A C3 spokeswoman could not say what the new concert would be called, but promoters told Philadelphia officials that it would follow the models of Lollapalooza and include many of the same acts as Chicago (shown).
(AP file)
A C3 spokeswoman could not say what the new concert would be called, but promoters told Philadelphia officials that it would follow the models of Lollapalooza and include many of the same acts. C3 has some competition in Philadelphia, however: A long-running local promoter Electric Factory Concerts, which is now owned by the national giant Live Nation is looking to celebrate its 40th anniversary next summer with a big concert of its own at the same site.

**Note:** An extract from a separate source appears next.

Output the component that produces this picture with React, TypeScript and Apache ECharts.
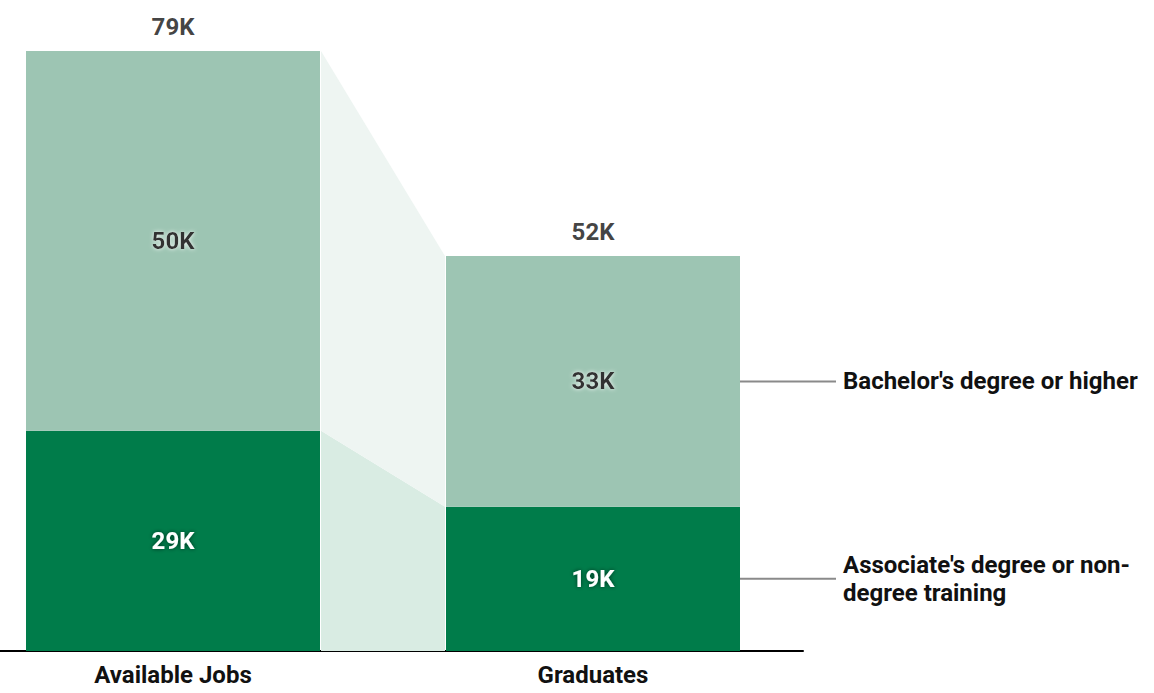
import React, { useEffect, useRef } from 'react';
import * as echarts from 'echarts';

const categories = ['Available Jobs', 'Graduates'];
const associate = [29, 19];
const bachelor = [50, 33];
const seriesNames = ["Bachelor's degree or higher", "Associate's degree or non-\ndegree training"];

const BAR_W = 294;
const FONT = 'Roboto, "Noto Sans", sans-serif';

const App: React.FC = () => {
  const chartRef = useRef<HTMLDivElement>(null);

  useEffect(() => {
    if (!chartRef.current) return;
    const chart = echarts.init(chartRef.current, null, { renderer: 'svg' });

    const totals = categories.map((_, i) => associate[i] + bachelor[i]);

    // bands between the two columns: [lo0, hi0, lo1, hi1, color]
    const bands = [
      [0, associate[0], 0, associate[1], '#d9ece3'],
      [associate[0], totals[0], associate[1], totals[1], '#eef5f2'],
    ];

    // right-hand labels next to the Graduates column
    const notes = [
      [associate[1], totals[1], seriesNames[0]],
      [0, associate[1], seriesNames[1]],
    ];

    const valueLabel = (color: string, shadow: string) => ({
      show: true,
      position: 'inside',
      formatter: (p: any) => `${p.value}K`,
      fontSize: 24,
      fontWeight: 'bold',
      color,
      fontFamily: FONT,
      textShadowColor: shadow,
      textShadowBlur: 4,
    });

    const option = {
      animation: false,
      textStyle: { fontFamily: FONT },
      grid: { left: -37, width: 840, top: 51, bottom: 42, outerBoundsMode: 'none', containLabel: false },
      xAxis: {
        type: 'category',
        data: categories,
        axisLine: { lineStyle: { color: '#000', width: 2 } },
        axisTick: { show: false },
        axisLabel: { fontSize: 24, fontWeight: 'bold', color: '#111', margin: 12, fontFamily: FONT },
      },
      yAxis: { type: 'value', min: 0, max: 79, show: false, splitLine: { show: false } },
      series: [
        {
          type: 'custom',
          z: 1,
          silent: true,
          renderItem: (params: any, api: any) => {
            const b = bands[params.dataIndex] as any[];
            const a0 = api.coord([0, b[0]]);
            const a1 = api.coord([0, b[1]]);
            const c0 = api.coord([1, b[2]]);
            const c1 = api.coord([1, b[3]]);
            const xl = a0[0] + BAR_W / 2 + 1;
            const xr = c0[0] - BAR_W / 2 - 1;
            return {
              type: 'polygon',
              shape: { points: [[xl, a0[1]], [xl, a1[1]], [xr, c1[1]], [xr, c0[1]]] },
              style: { fill: b[4], stroke: null },
            };
          },
          data: bands.map((_, i) => [i, 0]),
        },
        {
          name: 'Associate',
          type: 'bar',
          stack: 'total',
          barWidth: BAR_W,
          data: associate,
          itemStyle: { color: '#007c4a' },
          label: valueLabel('#fff', 'rgba(0,0,0,0.6)'),
        },
        {
          name: 'Bachelor',
          type: 'bar',
          stack: 'total',
          barWidth: BAR_W,
          data: bachelor,
          itemStyle: { color: '#9dc5b3' },
          label: valueLabel('#333', 'rgba(255,255,255,0.9)'),
        },
        {
          type: 'scatter',
          symbolSize: 0,
          silent: true,
          data: totals.map((t, i) => [i, t]),
          label: {
            show: true,
            position: 'top',
            distance: 12,
            formatter: (p: any) => `${p.value[1]}K`,
            fontSize: 24,
            fontWeight: 'bold',
            color: '#111',
            fontFamily: FONT,
          },
        },
        {
          type: 'custom',
          z: 3,
          silent: true,
          renderItem: (params: any, api: any) => {
            const n = notes[params.dataIndex] as any[];
            const mid = api.coord([1, (n[0] + n[1]) / 2]);
            const x0 = mid[0] + BAR_W / 2;
            return {
              type: 'group',
              children: [
                {
                  type: 'line',
                  shape: { x1: x0, y1: mid[1], x2: x0 + 96, y2: mid[1] },
                  style: { stroke: '#8a8a8a', lineWidth: 2 },
                },
                {
                  type: 'text',
                  x: x0 + 103,
                  y: mid[1],
                  style: {
                    text: n[2],
                    fill: '#111',
                    fontSize: 24,
                    fontWeight: 'bold',
                    fontFamily: FONT,
                    lineHeight: 28,
                    verticalAlign: 'middle',
                    align: 'left',
                  },
                },
              ],
            };
          },
          data: notes.map((_, i) => [1, i]),
        },
      ],
    };

    chart.setOption(option);

    return () => {
      chart.dispose();
    };
  }, []);

  return (
    <div
      ref={chartRef}
      style={{ position: 'absolute', left: 0, top: 0, width: 1154, height: 693, background: '#fff' }}
    />
  );
};

export default App;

Philadelphia's Fairmount Park Commission was expected to choose between the C3 and Electric Factory proposals at a meeting on Wednesday. Last week, the commission said it prefers the C3 proposal because of the company's experience producing big events and its willingness to contribute at least $500,000 to Philadelphia's parks. But after a contentious debate about whether or not Belmont Plateau could handle a big music festival at all, the vote choosing between C3 and Electric Factory was tabled until next month pending further study of the concert's impact.
C3 representatives have often said they chose Chicago as the site of the reinvented Lollapalooza because it is such a unique music city, but they've dodged the question of whether they'd expand what they call "the brand" to other U.S. or European locales. Meanwhile, concert founder Perry Farrell, who retains an interest in the fest, made a revealing comment about how he views the new Lollapalooza in a recent interview with Rolling Stone.
"The scariest predicament we face in music is that commercialization has killed off the underground scene," Farrell said. "It used to be at Lollapalooza that the audience was full of 20,000 freaks and miscreants and outcasts. But now people look like they walked out of the Gap."